Apple benefits from de-escalation

Few large tech stocks will benefit more from a de-escalation in trade tensions between the U.S. and China than Apple. Apple makes as much as 90% of its iPhones in China, according to some analysts.

Person looking at phone and smiling.

Image source: Getty Images.

And moving its operations out of China would be very costly, considering the company has built significant infrastructure in the country and directly employs 14,000 people in China, not to mention the many others indirectly involved in its supply chain.

Wedbush analyst Dan Ives had previously estimated that it would cost Apple about $30 billion over three years just to move about 10% of its production to the U.S. Now, the Trump administration in April had temporarily exempted consumer electronics like smartphones from the Chinese tariffs.

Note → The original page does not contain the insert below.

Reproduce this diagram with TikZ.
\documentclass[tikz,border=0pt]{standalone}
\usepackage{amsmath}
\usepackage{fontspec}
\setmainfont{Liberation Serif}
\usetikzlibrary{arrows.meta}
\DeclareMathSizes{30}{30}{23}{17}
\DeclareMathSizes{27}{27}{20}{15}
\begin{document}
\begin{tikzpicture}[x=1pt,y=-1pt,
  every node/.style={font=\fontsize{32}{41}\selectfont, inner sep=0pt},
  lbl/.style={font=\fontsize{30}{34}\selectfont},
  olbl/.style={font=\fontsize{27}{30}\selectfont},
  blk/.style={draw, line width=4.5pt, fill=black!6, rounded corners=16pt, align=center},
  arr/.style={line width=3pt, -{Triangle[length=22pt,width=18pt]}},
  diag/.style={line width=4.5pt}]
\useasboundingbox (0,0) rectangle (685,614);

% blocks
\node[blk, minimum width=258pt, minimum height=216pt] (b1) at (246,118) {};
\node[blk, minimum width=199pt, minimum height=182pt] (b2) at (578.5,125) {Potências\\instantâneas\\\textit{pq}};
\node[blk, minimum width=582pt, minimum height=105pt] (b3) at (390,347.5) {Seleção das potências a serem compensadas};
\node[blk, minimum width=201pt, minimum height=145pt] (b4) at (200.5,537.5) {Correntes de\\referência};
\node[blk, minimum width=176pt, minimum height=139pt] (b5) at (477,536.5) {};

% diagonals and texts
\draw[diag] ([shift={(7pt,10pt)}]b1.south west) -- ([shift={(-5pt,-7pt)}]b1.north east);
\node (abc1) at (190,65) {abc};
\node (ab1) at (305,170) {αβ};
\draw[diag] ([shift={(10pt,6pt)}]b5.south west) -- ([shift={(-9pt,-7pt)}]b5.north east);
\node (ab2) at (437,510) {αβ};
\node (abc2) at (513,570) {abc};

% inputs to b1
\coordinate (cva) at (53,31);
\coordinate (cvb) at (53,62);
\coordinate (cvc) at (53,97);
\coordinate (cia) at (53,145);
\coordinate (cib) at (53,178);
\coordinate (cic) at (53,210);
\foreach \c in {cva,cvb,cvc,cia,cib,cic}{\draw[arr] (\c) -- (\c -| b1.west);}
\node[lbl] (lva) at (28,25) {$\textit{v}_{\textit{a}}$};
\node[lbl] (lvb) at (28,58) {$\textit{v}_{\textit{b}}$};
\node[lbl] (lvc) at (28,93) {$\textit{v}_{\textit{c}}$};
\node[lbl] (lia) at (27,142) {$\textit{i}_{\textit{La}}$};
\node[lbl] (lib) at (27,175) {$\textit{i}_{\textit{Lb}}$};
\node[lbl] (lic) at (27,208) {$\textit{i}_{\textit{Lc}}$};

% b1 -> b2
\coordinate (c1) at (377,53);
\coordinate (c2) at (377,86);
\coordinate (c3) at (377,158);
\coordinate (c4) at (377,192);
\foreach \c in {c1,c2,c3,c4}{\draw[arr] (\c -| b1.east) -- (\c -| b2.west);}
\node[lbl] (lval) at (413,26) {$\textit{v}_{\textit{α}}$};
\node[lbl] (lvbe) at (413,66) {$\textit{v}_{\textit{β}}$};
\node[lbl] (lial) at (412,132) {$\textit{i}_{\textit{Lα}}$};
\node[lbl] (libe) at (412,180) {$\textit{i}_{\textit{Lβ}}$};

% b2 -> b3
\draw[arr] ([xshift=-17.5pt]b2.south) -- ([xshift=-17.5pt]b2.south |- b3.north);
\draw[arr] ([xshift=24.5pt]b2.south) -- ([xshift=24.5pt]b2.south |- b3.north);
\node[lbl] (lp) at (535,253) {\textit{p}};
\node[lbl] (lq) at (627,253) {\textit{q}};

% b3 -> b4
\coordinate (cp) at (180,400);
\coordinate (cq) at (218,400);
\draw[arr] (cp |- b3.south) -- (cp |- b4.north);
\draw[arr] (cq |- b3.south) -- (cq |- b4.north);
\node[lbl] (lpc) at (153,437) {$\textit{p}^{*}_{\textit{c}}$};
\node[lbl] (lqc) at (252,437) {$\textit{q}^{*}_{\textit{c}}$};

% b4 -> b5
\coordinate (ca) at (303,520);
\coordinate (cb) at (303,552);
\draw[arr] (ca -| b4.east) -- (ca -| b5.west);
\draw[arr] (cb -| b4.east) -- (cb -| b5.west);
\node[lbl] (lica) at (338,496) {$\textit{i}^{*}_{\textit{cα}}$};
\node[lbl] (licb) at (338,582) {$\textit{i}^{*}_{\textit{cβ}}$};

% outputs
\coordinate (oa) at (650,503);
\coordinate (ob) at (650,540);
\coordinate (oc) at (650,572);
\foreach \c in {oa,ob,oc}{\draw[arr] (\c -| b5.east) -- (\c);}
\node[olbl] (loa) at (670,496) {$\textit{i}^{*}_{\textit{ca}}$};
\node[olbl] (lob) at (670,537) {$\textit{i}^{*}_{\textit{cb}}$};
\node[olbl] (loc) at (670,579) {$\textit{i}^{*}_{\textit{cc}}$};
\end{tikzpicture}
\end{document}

However, Apple's CEO Tim Cook had estimated the company would take a $900 million hit from tariffs in the current quarter. Furthermore, media outlets had reported that Apple was contemplating increasing the price of its iPhones, although the company wasn't necessarily planning to link the potential increase to tariffs.

Worst of U.S.-China trade tensions likely over

With the worst of U.S.-China trade tensions now hopefully in the past, things look a lot better for Apple. Cook seems to have a running dialogue with Trump, which should help the company avoid any kind of tariffs that are overly punitive, boding well for the stock.